The first scenes at Santa Mira establish the apparent normalcy of the town, with everybody going about their business as if it were any other day. But the invasion of Santa Mira has already begun and little clues litter the film from the off-set. Whether it be a small boy running into the path of an oncoming car, like he's trying to get away from something, or a man mowing the same patch of lawn over and over again. None of these things are conclusive evidence of an invasion but as the story presses on these things become harder to ignore. People think, and then claim, there is something weird going on... and then they retract their claims. And when featureless clones of the townspeople start appearing in cellars and basements, the clues all point to something I suspect the 1956 audience hadn't even considered, an alien invasion.

Don Siegel is often known for his film-noir style, and he uses it to full effect here.

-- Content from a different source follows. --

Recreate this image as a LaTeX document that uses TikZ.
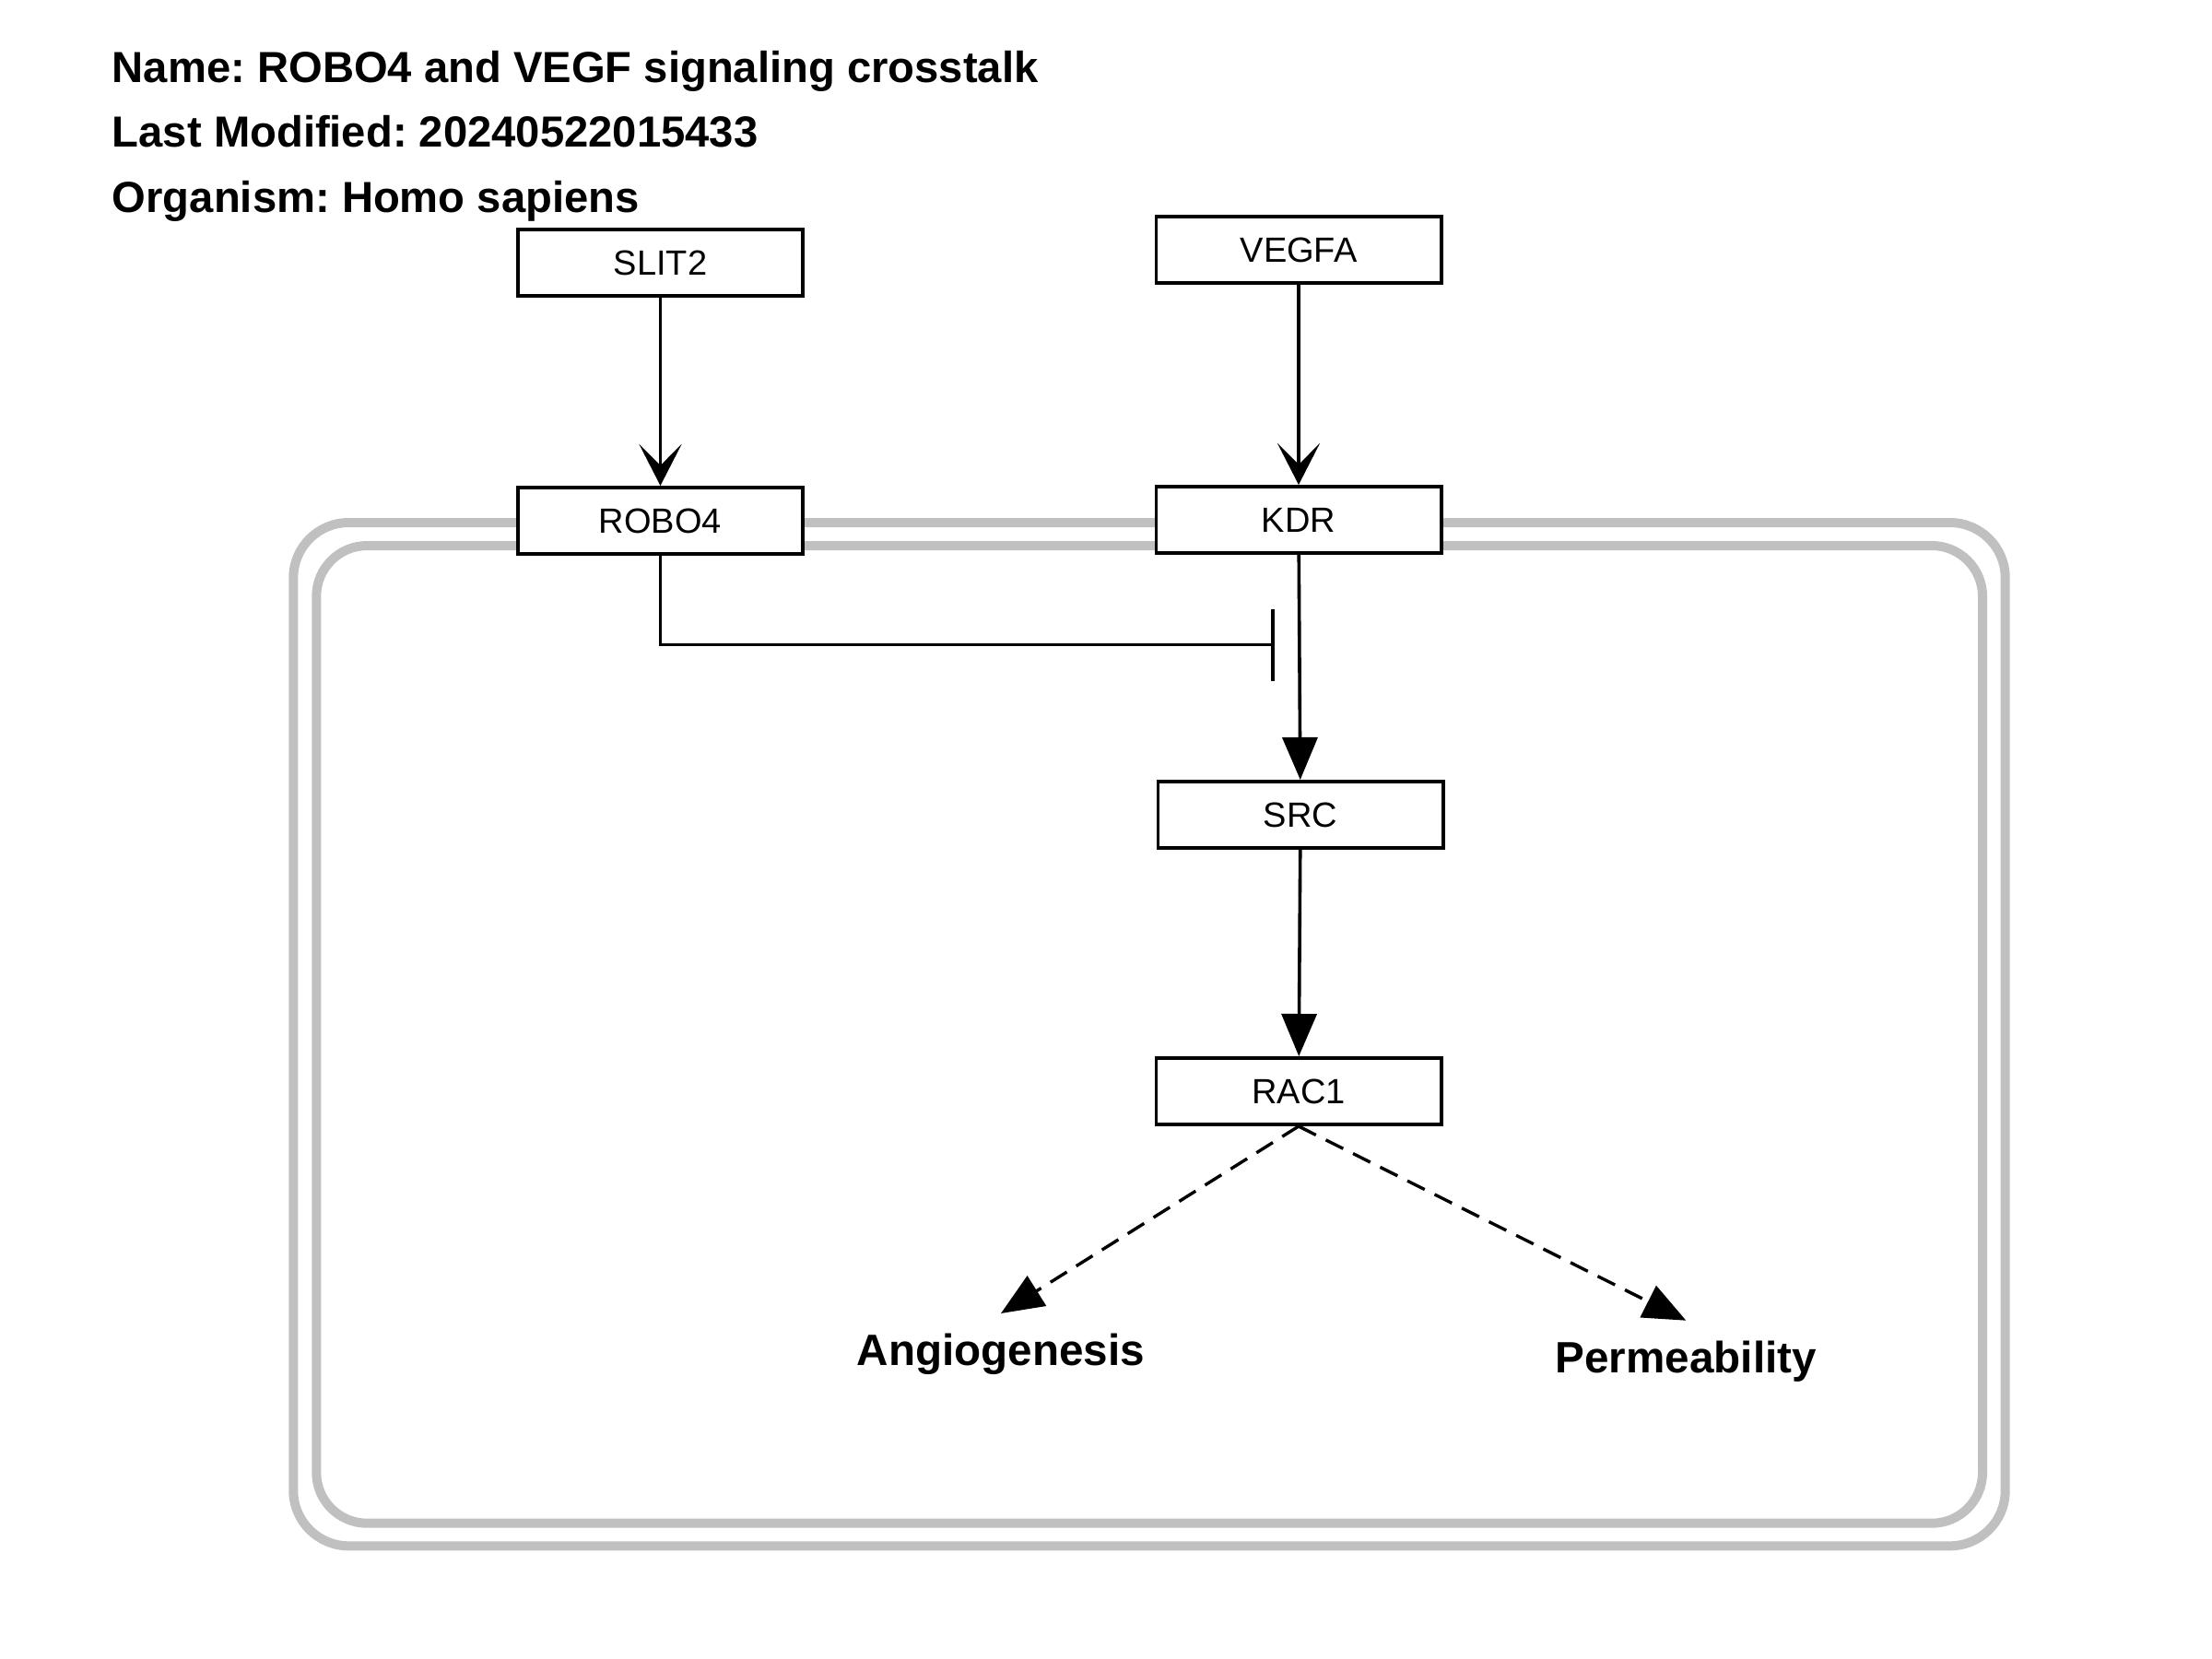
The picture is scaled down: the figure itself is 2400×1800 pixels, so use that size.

Harsh silhouettes, long shots of cramped corridors, tight closeups, and an edgy piano score. One of the most effective tricks presented in Invasion of the Body Snatchers is when the film stops in the midst of it all and tries to convince the characters (and I think the audience too) that none of this is real and we're imagining the invasion of Santa Mira. The duplicates that cropped up in the cellar are now all suddenly gone. They didn't leave any fingerprints so there's no proof they were ever there. And when a psychiatrist arrives and explains with calm rationalism that we're all part of a shared delusion, it's something that almost succeeds in making you rethink yourself.

Of course that type of second-guessing doesn't last for very long but it was done to great effect. When some unusual sea-pods crop up in Miles' greenhouse, giving birth to a replica of himself, you realise you were right the first time.

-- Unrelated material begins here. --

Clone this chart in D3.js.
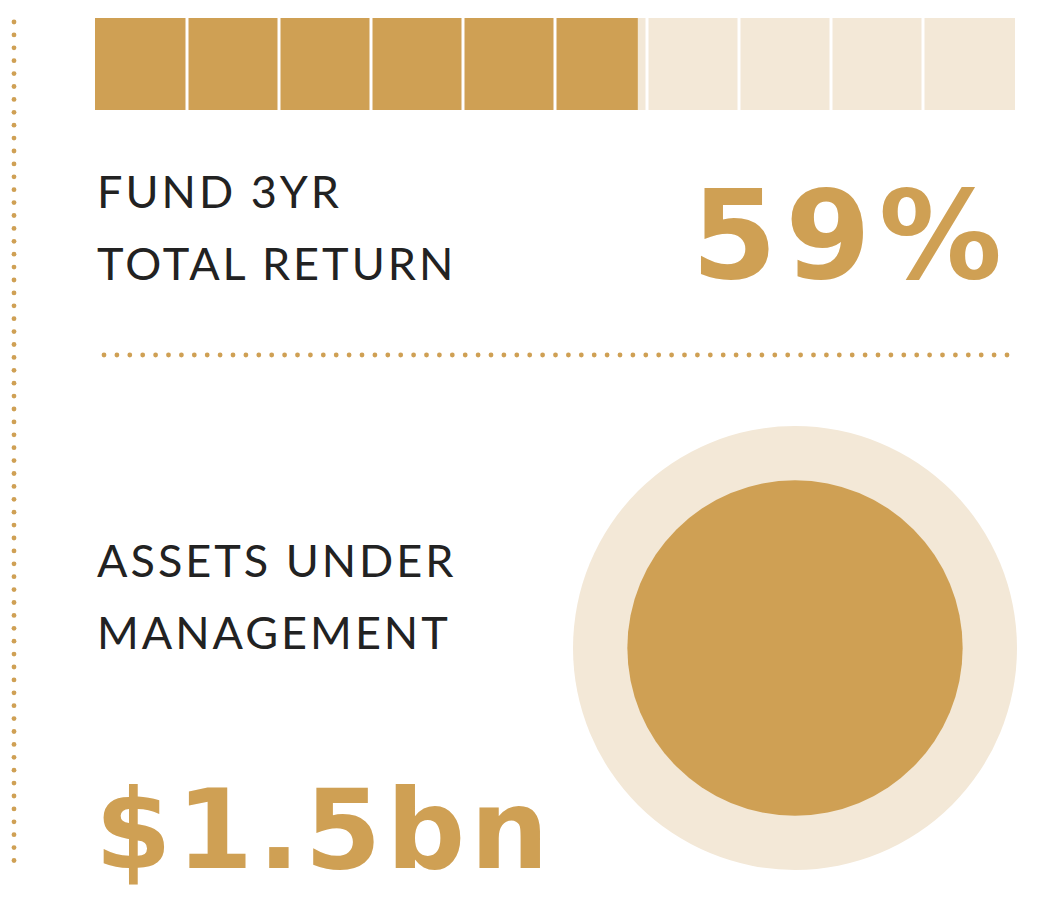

The second half of the movie features the scariest moments as Miles and his girlfriend Becky go into hiding. One of the eeriest scenes takes place in broad daylight, when some strangers from out-of-town are passing through. As soon as they're gone the townspeople crowd in from all sides in perfect silence. Equally creepy is the pod-people trying to reason with Miles and Becky, telling them it's so much better this way. And ultimately they don't have a choice in this.

Miles and Becky are forced up into the hills, they separate for a moment, and then when Miles looks into Becky's eyes he sees nothing there. When the reality sinks in that she's been taken over it's as scary as it is tragic. Then, on what would've made a fantastic ending, Miles makes it to the highway, screaming about the oncoming invasion and being dismissed as a lunatic.

Unfortunately Invasion of the Body Snatchers does not finish there. Legend has it that the studio were quite taken aback by what Don Siegel had created, and forced upon him an ending that promised hope to the audience. So an additional scene was shot with Miles relating his story to a therapist who calls in the FBI to deal with the threat. It's something of an anti-climax after a terrific 75 minutes. It doesn't spoil the movie for me, but it does feel forced. (It may be wrong to lay all the blame on the movie studio for their insistence of a more upbeat ending as in Jack Finney's novel the aliens actually give up on their world domination plot and return home. To me that felt like more of a ridiculous notion.)

In spite of the ending, Invasion of the Body Snatchers an absolute timeless classic. As I noted above, it's seeped into the pop-culture of multiple generations, passed down from one to the next. We all know the basic premise, regardless if we've seen any of the many cinematic versions. Yet, however many filmed remakes are out there, you really can't go wrong with the original. Metaphors or not, who cares when you have such an absorbing icon of science fiction cinema.